The most insidious attack on democracy, in my lifetime, is what
occurred in Florida in the year 2000. And yet it is that moment in
time that
finally turned apathy into action. At a time when America had become
bored with American politics, that event ignited a new generation of
activists. Such is logical, for it is said that one never appreciates
what one has until it is lost. I have never seen a generation of
activists more determined to right a wrong, and so unwilling to "get over
it."
They can only be encouraged if you, Sir, allow them to take that
chance. It is only by taking your proper place in the White House
that that
wrong can truly be rectified.
If it had appeared to me that you had learned nothing from the
experience, I would not now be asking you, imploring you, to reconsider
your
decision not to run in 2004. Indeed, it is apparent to me that the
experience has changed you in a profound way. I have seen you turn
your
back on the DLC, and I have seen your realization of the dangerous
inequities of our "Fourth Estate," caused in no small part by the presidential
administration in which you served.
I know that you feel great pain at the tragic loss of our soldiers in
Iraq, sworn to protect America and Americans, and the Constitution under
which we live; relegated instead to keeping their thumb on foreign
civilians, and too often to kill them for the profit of oil companies and
the enrichment of the military industrial complex. I have heard you
speak out against the destruction of the Bill of Rights through the USA
PATRIOT Act. The shredding of worker safety nets, as well as those
promised to the disabled, to veterans, and to families, (of the many bills
for which you labored) must eat at you as well. I ask that you let
us
help you to restore them.
When explaining your decision not to run in 2004 you offered that a
return to the arena would place an improper focus on what happened in
Florida almost three years ago. I respectfully disagree. I
cannot think
of a more dynamic influence to raise the stakes on what will be the most
vital election in this nation's history. There is simply nothing
that
could possibly influence public interest more. Those who work for
your
campaign will show more ferocity than you have ever known in your
support. I ask that you let us begin that work.

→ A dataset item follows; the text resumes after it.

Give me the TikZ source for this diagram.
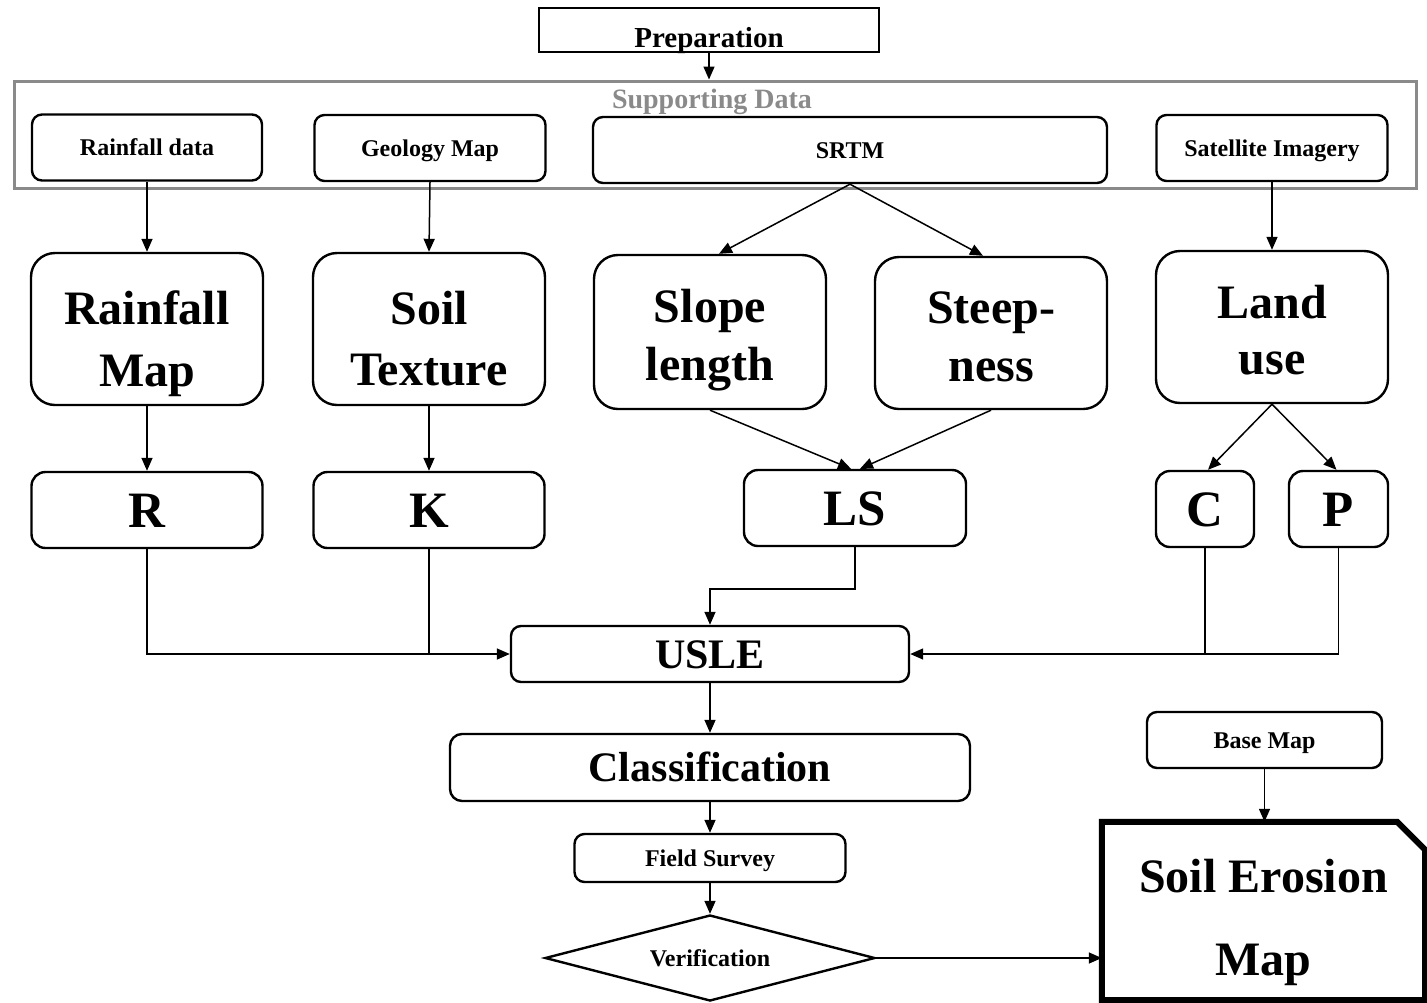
\documentclass[tikz,border=0pt]{standalone}
\usepackage{fontspec}
\setmainfont{Liberation Serif}
\usetikzlibrary{arrows.meta,shapes.geometric}
\newcommand\fsmall{\fontsize{24}{28}\selectfont\bfseries}
\newcommand\fhead{\fontsize{29}{34}\selectfont\bfseries}
\newcommand\fsupp{\fontsize{28}{34}\selectfont\bfseries}
\newcommand\fmid{\fontsize{42}{48}\selectfont\bfseries}
\newcommand\fbig{\fontsize{48}{60}\selectfont\bfseries}
\newcommand\fhuge{\fontsize{51}{60}\selectfont\bfseries}
\definecolor{suppgray}{HTML}{8A8A8A}
\begin{document}
\begin{tikzpicture}[x=1pt,y=-1pt,
  every node/.style={inner sep=0pt, align=center},
  box/.style={draw, line width=2.4pt, rounded corners=10pt},
  smallbox/.style={box, minimum height=66pt, font=\fsmall, text height=16pt, text depth=0pt},
  bigbox/.style={box, rounded corners=24pt, minimum width=232pt, minimum height=152pt},
  bigtext/.style={font=\fbig, anchor=base},
  letterbox/.style={box, rounded corners=14pt, minimum height=76pt, font=\fhuge, text height=34pt, text depth=0pt},
  midbox/.style={box, font=\fmid, text height=28pt, text depth=0pt},
  conn/.style={line width=1.5pt, -{Triangle[length=13pt,width=11pt]}},
  wire/.style={line width=1.5pt}]
\useasboundingbox (0,0) rectangle (1427,1002);

% top
\node[draw, line width=2pt, minimum width=340pt, minimum height=44pt, font=\fhead, text height=34pt, text depth=0pt] (prep) at (709,30) {Preparation};
\node[draw=suppgray, line width=3pt, minimum width=1402pt, minimum height=107pt] (supp) at (715,134.5) {};
\node[font=\fsupp, text=suppgray, anchor=base] (supplabel) at (712,108) {Supporting Data};

% data row
\node[smallbox, minimum width=230pt] (rdata) at (147,147.5) {Rainfall data};
\node[smallbox, minimum width=231pt] (geo) at (430,148) {Geology Map};
\node[smallbox, minimum width=514pt] (srtm) at (850,150) {SRTM};
\node[smallbox, minimum width=231pt] (sat) at (1272,148) {Satellite Imagery};

% big row
\node[bigbox] (rmap) at (147,329) {};
\node[bigtext] (rmap1) at ([yshift=5pt]rmap.center) {Rainfall};
\node[bigtext] (rmap2) at ([yshift=-57pt]rmap.center) {Map};
\node[bigbox] (soil) at (429,329) {};
\node[bigtext] (soil1) at ([yshift=5pt]soil.center) {Soil};
\node[bigtext] (soil2) at ([yshift=-56pt]soil.center) {Texture};
\node[bigbox, minimum height=154pt] (slope) at (710,332) {};
\node[bigtext] (slope1) at ([yshift=10pt]slope.center) {Slope};
\node[bigtext] (slope2) at ([yshift=-48pt]slope.center) {length};
\node[bigbox] (steep) at (991,333) {};
\node[bigtext] (steep1) at ([yshift=10pt]steep.center) {Steep-};
\node[bigtext] (steep2) at ([yshift=-48pt]steep.center) {ness};
\node[bigbox] (land) at (1272,327) {};
\node[bigtext] (land1) at ([yshift=9pt]land.center) {Land};
\node[bigtext] (land2) at ([yshift=-47pt]land.center) {use};

% factors
\node[letterbox, minimum width=231pt] (R) at (147,510) {R};
\node[letterbox, minimum width=231pt] (K) at (429,510) {K};
\node[letterbox, minimum width=222pt] (LS) at (855,508) {LS};
\node[letterbox, minimum width=98pt] (C) at (1205,509) {C};
\node[letterbox, minimum width=99pt] (P) at (1338.5,509) {P};

% lower chain
\node[midbox, minimum width=398pt, minimum height=56pt] (usle) at (710,654) {USLE};
\node[midbox, rounded corners=12pt, minimum width=520pt, minimum height=67pt] (class) at (710,767.5) {Classification};
\node[smallbox, minimum width=271pt, minimum height=48pt] (field) at (710,858) {Field Survey};
\node[diamond, draw, line width=2.4pt, aspect=3.84, minimum width=330pt, minimum height=86pt, font=\fsmall, text height=16pt, text depth=0pt] (verif) at (710,958) {Verification};

% result
\node[smallbox, minimum width=235pt, minimum height=56pt] (base) at (1264.5,740) {Base Map};
\node[minimum width=323pt, minimum height=178pt] (erosion) at (1263.5,911) {};
\node[bigtext] (erosion1) at ([yshift=19pt]erosion.center) {Soil Erosion};
\node[bigtext] (erosion2) at ([yshift=-64pt]erosion.center) {Map};
\draw[line width=6pt, line join=miter] (erosion.north west) -- ([xshift=-28pt]erosion.north east) -- ([yshift=-28pt]erosion.north east) -- (erosion.south east) -- (erosion.south west) -- cycle;

% connectors
\draw[conn] (prep.south) -- (prep.south |- supp.north);
\draw[conn] (rdata.south) -- (rmap.north);
\draw[conn] (geo.south) -- (soil.north);
\draw[conn] (srtm.south) -- ([xshift=9pt]slope.north);
\draw[conn] (srtm.south) -- ([xshift=-8pt]steep.north);
\draw[conn] (sat.south) -- (land.north);
\draw[conn] (rmap.south) -- (R.north);
\draw[conn] (soil.south) -- (K.north);
\draw[conn] (slope.south) -- ([xshift=-4pt]LS.north);
\draw[conn] (steep.south) -- ([xshift=5pt]LS.north);
\draw[conn] (land.south) -- ([xshift=3pt]C.north);
\draw[conn] (land.south) -- ([xshift=-2pt]P.north);
\draw[conn] (R.south) |- (usle.west);
\draw[wire] (K.south) -- (K.south |- usle.west);
\draw[conn] (LS.south) -- ([yshift=-42pt]LS.south) -| (usle.north);
\draw[conn] (C.south) |- (usle.east);
\draw[wire] (P.south) -- (P.south |- usle.east) -- (C.south |- usle.east);
\draw[conn] (usle.south) -- (class.north);
\draw[conn] (class.south) -- (field.north);
\draw[conn] (field.south) -- (verif.north);
\draw[conn] (verif.east) -- (verif.east -| erosion.west);
\draw[conn] (base.south) -- (base.south |- erosion.north);
\end{tikzpicture}
\end{document}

In 1993 and again in 1997 you gave this oath, "I do solemnly swear that
I will support and defend the Constitution of the United States against
all enemies, foreign and domestic, that I will bear true faith and
allegiance to the same..." While the oath regards the office, you
will
bear the title of "Mr. Vice President" until the day you die, until you
renounce the title, or until you achieve a higher office. That oath
follows you still. Please consider, once again, how best to be true
to
that oath. Is it as a leader, or as a private citizen? A new
generation
of good activists ask that you lead them to do something.